### WORK TO DO
How many lines of these entries hold the string "this"? Reply with the number alone.

>> Start

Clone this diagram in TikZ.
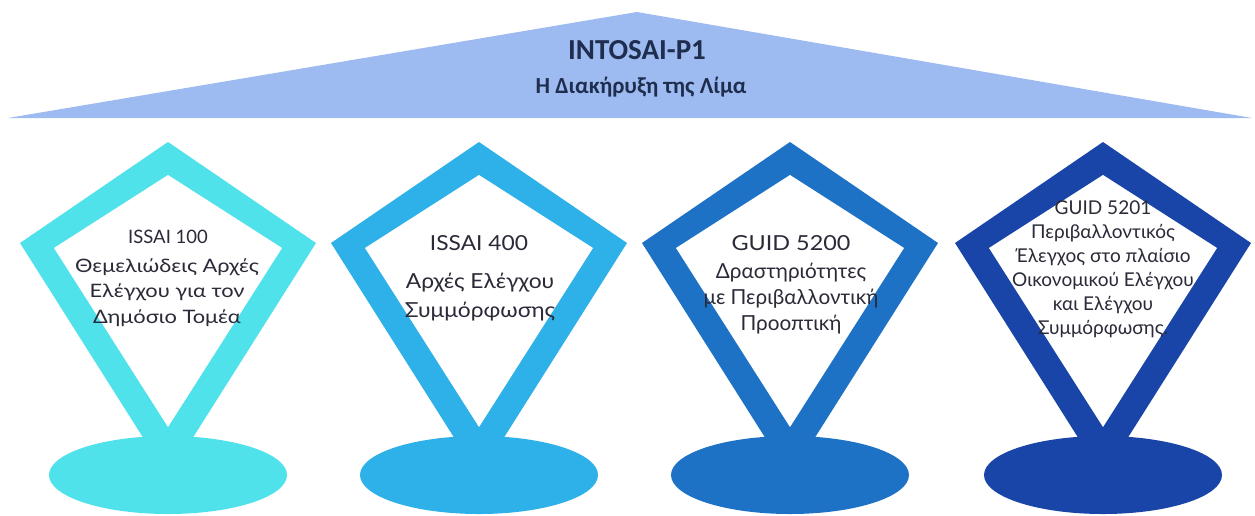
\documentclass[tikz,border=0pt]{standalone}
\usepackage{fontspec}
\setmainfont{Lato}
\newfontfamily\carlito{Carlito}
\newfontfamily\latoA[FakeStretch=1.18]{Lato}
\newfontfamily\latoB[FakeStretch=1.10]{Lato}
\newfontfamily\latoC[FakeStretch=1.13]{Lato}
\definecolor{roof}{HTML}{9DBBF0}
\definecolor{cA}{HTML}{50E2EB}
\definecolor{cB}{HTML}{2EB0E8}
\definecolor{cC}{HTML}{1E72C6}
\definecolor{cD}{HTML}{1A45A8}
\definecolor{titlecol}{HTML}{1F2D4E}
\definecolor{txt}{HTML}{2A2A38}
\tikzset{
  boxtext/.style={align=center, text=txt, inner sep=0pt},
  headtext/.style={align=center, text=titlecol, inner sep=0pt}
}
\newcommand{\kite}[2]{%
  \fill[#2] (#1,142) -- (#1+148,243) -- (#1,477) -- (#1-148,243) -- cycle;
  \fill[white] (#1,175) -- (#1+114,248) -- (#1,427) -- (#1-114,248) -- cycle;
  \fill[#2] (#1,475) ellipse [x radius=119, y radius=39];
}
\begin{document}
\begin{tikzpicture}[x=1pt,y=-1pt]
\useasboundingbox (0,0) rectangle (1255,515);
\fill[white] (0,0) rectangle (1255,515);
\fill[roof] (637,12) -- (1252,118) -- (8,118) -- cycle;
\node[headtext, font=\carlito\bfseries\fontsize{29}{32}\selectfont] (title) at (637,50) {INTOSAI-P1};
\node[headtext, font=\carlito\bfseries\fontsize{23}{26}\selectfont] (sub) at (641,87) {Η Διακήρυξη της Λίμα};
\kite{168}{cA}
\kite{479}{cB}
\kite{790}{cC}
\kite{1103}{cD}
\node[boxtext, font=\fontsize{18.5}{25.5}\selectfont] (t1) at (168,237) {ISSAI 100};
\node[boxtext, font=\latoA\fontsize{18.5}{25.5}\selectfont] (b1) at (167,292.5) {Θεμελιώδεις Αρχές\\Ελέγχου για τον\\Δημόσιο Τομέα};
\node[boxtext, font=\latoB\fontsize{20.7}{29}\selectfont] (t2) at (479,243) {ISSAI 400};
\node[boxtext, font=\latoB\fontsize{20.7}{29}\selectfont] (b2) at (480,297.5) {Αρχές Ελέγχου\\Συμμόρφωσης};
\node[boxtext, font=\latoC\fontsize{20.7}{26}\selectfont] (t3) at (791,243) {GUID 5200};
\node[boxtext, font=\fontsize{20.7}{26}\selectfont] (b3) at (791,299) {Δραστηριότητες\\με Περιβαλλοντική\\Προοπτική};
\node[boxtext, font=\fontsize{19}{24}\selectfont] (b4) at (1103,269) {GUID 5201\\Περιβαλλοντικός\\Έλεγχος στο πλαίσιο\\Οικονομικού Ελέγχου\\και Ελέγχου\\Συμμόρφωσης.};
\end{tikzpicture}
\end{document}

>> End
>> Start

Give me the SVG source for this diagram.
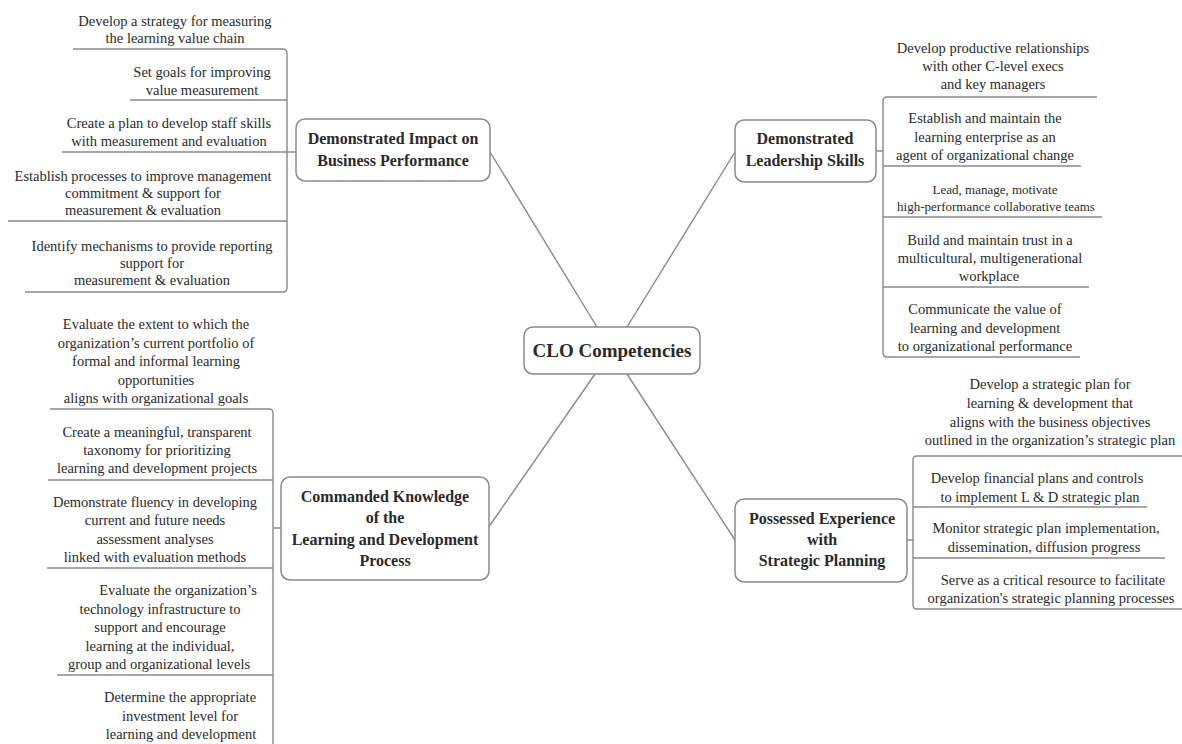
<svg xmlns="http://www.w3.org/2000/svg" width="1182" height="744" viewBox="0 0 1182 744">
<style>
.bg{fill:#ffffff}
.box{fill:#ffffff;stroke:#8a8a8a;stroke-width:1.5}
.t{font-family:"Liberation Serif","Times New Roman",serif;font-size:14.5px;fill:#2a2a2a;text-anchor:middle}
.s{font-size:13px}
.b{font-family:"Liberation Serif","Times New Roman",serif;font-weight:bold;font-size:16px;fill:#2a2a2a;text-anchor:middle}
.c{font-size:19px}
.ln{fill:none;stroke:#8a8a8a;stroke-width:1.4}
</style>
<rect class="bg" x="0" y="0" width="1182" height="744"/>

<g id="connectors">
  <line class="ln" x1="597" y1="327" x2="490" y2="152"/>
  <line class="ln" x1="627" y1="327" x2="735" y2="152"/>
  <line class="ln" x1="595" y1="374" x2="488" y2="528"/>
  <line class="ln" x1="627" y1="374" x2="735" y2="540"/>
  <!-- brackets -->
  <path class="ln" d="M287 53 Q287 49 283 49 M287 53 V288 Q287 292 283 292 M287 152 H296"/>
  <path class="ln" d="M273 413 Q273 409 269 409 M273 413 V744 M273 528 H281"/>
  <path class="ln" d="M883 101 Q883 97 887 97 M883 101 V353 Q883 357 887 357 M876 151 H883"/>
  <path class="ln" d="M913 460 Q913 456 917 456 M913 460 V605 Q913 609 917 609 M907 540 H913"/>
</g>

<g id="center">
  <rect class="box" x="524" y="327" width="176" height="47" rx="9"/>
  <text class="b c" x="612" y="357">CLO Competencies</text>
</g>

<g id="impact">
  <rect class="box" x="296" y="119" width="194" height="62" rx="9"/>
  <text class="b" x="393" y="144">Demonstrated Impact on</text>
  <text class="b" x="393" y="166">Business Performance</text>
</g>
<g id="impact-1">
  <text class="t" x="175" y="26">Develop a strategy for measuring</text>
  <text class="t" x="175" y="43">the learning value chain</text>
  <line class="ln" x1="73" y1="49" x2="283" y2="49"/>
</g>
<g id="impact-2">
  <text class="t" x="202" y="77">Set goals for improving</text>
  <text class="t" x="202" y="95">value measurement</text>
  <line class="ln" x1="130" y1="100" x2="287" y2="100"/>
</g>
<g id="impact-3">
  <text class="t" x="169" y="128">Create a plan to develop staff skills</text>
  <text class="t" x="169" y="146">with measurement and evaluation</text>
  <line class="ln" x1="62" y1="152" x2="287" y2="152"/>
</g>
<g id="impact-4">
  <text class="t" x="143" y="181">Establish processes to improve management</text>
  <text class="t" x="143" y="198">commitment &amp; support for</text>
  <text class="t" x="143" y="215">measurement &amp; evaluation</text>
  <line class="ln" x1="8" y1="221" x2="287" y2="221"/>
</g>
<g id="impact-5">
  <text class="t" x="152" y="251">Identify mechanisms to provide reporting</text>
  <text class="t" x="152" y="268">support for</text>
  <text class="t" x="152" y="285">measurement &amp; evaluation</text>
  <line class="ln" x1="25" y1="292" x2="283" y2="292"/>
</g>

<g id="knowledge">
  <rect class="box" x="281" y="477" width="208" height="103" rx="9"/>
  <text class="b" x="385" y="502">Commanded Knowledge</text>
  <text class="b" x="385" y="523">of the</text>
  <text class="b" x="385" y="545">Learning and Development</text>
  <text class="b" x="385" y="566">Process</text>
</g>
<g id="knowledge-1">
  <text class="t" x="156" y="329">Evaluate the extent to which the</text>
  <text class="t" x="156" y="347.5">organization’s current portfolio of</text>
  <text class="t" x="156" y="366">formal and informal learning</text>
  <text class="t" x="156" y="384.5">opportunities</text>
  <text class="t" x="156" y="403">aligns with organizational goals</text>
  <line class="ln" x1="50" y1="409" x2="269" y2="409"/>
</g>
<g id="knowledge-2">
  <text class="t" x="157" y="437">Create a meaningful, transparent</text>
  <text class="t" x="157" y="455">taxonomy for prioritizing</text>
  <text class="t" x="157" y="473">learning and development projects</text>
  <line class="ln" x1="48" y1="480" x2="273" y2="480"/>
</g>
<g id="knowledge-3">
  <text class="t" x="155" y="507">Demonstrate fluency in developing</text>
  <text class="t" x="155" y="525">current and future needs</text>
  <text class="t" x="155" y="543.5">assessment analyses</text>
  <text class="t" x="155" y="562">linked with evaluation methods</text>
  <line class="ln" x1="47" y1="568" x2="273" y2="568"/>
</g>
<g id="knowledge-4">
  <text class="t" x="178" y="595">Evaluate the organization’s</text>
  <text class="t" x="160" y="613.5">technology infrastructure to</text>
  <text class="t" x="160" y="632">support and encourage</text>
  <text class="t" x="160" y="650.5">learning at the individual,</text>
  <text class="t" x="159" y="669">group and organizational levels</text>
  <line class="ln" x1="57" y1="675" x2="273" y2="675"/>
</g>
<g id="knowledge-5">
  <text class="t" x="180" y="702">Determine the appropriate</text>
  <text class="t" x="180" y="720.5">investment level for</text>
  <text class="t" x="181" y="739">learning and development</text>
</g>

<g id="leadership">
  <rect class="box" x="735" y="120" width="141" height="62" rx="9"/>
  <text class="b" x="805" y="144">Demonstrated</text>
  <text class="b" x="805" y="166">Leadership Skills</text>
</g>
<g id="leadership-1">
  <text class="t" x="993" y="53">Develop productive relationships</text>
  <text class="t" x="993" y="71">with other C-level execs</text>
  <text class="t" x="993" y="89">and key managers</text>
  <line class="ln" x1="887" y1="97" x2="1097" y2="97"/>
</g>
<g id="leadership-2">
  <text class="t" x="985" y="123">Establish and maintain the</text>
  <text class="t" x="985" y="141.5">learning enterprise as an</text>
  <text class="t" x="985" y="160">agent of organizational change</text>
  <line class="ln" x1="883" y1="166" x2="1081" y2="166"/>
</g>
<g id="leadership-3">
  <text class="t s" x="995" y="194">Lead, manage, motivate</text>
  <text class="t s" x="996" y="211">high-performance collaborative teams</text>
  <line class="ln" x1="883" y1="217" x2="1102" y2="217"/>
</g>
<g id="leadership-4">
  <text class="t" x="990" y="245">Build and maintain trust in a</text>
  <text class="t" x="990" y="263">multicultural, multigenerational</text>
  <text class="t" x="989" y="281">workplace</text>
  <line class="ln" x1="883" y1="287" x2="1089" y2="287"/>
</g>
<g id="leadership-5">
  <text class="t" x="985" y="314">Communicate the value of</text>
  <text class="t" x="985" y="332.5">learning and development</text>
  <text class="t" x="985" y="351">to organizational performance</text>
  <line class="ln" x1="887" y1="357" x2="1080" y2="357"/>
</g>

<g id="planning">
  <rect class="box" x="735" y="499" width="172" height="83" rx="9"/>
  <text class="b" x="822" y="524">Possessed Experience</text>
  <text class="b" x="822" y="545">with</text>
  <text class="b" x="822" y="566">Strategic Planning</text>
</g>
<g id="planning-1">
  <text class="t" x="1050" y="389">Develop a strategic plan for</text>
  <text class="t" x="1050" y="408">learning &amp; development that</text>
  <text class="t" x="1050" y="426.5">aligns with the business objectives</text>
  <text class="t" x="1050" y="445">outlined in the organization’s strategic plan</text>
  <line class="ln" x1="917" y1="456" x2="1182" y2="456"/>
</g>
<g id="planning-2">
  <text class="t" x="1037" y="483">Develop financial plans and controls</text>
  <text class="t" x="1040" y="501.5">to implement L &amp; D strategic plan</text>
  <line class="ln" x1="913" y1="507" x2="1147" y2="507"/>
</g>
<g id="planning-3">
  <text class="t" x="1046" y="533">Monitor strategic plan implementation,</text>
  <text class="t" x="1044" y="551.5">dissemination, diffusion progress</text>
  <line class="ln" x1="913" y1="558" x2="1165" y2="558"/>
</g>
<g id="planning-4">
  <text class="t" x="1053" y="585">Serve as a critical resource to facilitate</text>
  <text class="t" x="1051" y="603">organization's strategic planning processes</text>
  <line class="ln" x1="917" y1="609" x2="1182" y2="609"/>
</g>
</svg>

>> End

### FINISHED ANSWER
2